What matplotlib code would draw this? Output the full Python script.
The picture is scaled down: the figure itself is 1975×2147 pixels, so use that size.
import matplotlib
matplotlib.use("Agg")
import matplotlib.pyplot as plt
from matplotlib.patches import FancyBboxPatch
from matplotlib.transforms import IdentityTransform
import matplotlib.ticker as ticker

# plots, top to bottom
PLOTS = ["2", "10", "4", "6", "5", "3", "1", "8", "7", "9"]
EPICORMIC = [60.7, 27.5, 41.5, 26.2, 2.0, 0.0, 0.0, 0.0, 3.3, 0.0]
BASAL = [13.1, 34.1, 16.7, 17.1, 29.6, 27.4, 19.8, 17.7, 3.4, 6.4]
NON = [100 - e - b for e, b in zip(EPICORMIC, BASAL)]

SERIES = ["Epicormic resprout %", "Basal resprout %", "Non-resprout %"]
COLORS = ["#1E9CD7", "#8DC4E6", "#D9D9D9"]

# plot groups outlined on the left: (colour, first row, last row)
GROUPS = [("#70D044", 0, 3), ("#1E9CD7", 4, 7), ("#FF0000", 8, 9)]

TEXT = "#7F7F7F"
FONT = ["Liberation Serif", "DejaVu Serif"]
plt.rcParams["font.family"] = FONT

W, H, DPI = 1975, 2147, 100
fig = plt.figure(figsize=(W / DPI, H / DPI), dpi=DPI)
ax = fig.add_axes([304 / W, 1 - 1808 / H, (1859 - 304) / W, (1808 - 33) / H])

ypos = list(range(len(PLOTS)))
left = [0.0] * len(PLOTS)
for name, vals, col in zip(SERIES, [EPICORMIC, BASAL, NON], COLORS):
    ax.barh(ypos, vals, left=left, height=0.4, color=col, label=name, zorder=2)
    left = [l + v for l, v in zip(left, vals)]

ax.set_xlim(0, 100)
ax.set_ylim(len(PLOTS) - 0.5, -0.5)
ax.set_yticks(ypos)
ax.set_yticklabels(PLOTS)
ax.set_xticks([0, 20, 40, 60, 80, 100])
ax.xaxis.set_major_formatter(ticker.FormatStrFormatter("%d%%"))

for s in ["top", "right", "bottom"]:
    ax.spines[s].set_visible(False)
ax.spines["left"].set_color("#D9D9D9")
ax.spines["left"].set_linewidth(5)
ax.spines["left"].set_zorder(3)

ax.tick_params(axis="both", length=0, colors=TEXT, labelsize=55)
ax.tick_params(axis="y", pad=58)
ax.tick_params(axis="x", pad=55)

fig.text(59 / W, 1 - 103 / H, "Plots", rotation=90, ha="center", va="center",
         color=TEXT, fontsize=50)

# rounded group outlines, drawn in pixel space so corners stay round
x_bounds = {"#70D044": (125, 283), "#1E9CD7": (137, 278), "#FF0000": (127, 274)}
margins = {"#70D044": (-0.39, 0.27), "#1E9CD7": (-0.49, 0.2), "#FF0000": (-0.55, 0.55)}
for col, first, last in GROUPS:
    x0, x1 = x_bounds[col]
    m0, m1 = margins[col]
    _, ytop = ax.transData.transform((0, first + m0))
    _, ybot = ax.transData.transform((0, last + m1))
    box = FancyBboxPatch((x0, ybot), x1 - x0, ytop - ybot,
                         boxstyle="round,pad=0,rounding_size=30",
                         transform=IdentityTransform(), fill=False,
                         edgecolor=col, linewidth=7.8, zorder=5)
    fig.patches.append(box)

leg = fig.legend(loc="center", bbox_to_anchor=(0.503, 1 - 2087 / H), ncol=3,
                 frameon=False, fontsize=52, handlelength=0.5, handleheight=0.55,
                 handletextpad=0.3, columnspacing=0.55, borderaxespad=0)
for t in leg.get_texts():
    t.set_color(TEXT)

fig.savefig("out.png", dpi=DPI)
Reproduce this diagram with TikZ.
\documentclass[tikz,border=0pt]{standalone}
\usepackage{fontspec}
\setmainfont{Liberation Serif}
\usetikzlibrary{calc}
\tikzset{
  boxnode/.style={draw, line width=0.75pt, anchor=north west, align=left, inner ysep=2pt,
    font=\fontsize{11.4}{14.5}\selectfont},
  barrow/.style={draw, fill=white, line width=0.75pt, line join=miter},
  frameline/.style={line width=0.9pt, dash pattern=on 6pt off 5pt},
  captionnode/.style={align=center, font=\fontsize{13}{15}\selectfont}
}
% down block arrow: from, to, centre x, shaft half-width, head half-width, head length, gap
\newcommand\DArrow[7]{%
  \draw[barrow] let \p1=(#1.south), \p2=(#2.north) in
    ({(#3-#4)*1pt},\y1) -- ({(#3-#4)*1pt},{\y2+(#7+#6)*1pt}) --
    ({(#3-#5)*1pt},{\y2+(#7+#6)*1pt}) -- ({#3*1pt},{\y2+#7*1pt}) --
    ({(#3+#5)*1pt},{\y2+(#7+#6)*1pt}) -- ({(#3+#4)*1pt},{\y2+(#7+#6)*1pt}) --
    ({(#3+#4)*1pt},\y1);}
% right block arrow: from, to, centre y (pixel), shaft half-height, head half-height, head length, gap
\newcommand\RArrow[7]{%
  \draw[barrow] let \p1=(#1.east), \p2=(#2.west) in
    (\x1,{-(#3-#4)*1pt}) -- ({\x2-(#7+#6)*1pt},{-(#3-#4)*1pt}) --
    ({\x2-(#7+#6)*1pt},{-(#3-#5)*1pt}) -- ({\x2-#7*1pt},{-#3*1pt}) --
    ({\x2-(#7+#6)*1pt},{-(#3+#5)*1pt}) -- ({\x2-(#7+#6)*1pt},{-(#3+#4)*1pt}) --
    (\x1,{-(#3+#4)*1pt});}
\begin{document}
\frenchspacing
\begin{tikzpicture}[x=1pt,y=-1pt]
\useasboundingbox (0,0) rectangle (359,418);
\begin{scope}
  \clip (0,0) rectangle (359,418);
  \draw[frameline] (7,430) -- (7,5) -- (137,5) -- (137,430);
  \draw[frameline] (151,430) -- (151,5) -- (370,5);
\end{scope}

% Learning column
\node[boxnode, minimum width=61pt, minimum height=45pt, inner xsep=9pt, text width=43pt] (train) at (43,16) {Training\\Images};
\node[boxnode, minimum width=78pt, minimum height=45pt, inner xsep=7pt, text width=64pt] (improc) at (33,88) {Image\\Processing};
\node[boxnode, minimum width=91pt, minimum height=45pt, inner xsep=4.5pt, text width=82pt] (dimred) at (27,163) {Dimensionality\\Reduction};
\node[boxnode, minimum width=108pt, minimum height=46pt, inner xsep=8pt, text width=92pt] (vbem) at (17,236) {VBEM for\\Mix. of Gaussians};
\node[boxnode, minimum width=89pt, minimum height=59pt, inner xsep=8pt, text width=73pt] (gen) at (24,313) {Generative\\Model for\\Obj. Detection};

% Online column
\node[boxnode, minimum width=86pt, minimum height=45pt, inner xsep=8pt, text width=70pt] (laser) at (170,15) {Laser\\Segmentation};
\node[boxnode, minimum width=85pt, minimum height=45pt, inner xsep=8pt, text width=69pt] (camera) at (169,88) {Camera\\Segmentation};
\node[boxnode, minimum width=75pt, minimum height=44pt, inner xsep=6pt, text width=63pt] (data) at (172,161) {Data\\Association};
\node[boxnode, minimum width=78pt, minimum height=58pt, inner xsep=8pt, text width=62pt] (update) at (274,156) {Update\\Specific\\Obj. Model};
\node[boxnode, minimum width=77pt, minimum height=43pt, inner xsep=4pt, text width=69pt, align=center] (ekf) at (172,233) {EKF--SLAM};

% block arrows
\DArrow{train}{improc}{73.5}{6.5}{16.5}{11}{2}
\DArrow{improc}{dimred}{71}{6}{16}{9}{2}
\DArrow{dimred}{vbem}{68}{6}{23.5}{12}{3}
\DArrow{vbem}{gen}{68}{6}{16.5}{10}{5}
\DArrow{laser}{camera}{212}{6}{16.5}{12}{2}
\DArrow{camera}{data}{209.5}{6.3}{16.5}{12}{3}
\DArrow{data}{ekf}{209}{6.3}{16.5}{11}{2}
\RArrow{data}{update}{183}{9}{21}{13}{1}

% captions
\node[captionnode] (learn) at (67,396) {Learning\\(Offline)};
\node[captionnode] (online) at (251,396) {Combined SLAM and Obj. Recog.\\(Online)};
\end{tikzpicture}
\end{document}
::::
YOUR GOAL: Copy exactly the lines from the top of the entries through the line with "color=TEXT, fontsize=50)" in it, please, keeping both ends and adding nothing.

TASK RESPONSE:
What matplotlib code would draw this? Output the full Python script.
The picture is scaled down: the figure itself is 1975×2147 pixels, so use that size.
import matplotlib
matplotlib.use("Agg")
import matplotlib.pyplot as plt
from matplotlib.patches import FancyBboxPatch
from matplotlib.transforms import IdentityTransform
import matplotlib.ticker as ticker

# plots, top to bottom
PLOTS = ["2", "10", "4", "6", "5", "3", "1", "8", "7", "9"]
EPICORMIC = [60.7, 27.5, 41.5, 26.2, 2.0, 0.0, 0.0, 0.0, 3.3, 0.0]
BASAL = [13.1, 34.1, 16.7, 17.1, 29.6, 27.4, 19.8, 17.7, 3.4, 6.4]
NON = [100 - e - b for e, b in zip(EPICORMIC, BASAL)]

SERIES = ["Epicormic resprout %", "Basal resprout %", "Non-resprout %"]
COLORS = ["#1E9CD7", "#8DC4E6", "#D9D9D9"]

# plot groups outlined on the left: (colour, first row, last row)
GROUPS = [("#70D044", 0, 3), ("#1E9CD7", 4, 7), ("#FF0000", 8, 9)]

TEXT = "#7F7F7F"
FONT = ["Liberation Serif", "DejaVu Serif"]
plt.rcParams["font.family"] = FONT

W, H, DPI = 1975, 2147, 100
fig = plt.figure(figsize=(W / DPI, H / DPI), dpi=DPI)
ax = fig.add_axes([304 / W, 1 - 1808 / H, (1859 - 304) / W, (1808 - 33) / H])

ypos = list(range(len(PLOTS)))
left = [0.0] * len(PLOTS)
for name, vals, col in zip(SERIES, [EPICORMIC, BASAL, NON], COLORS):
    ax.barh(ypos, vals, left=left, height=0.4, color=col, label=name, zorder=2)
    left = [l + v for l, v in zip(left, vals)]

ax.set_xlim(0, 100)
ax.set_ylim(len(PLOTS) - 0.5, -0.5)
ax.set_yticks(ypos)
ax.set_yticklabels(PLOTS)
ax.set_xticks([0, 20, 40, 60, 80, 100])
ax.xaxis.set_major_formatter(ticker.FormatStrFormatter("%d%%"))

for s in ["top", "right", "bottom"]:
    ax.spines[s].set_visible(False)
ax.spines["left"].set_color("#D9D9D9")
ax.spines["left"].set_linewidth(5)
ax.spines["left"].set_zorder(3)

ax.tick_params(axis="both", length=0, colors=TEXT, labelsize=55)
ax.tick_params(axis="y", pad=58)
ax.tick_params(axis="x", pad=55)

fig.text(59 / W, 1 - 103 / H, "Plots", rotation=90, ha="center", va="center",
         color=TEXT, fontsize=50)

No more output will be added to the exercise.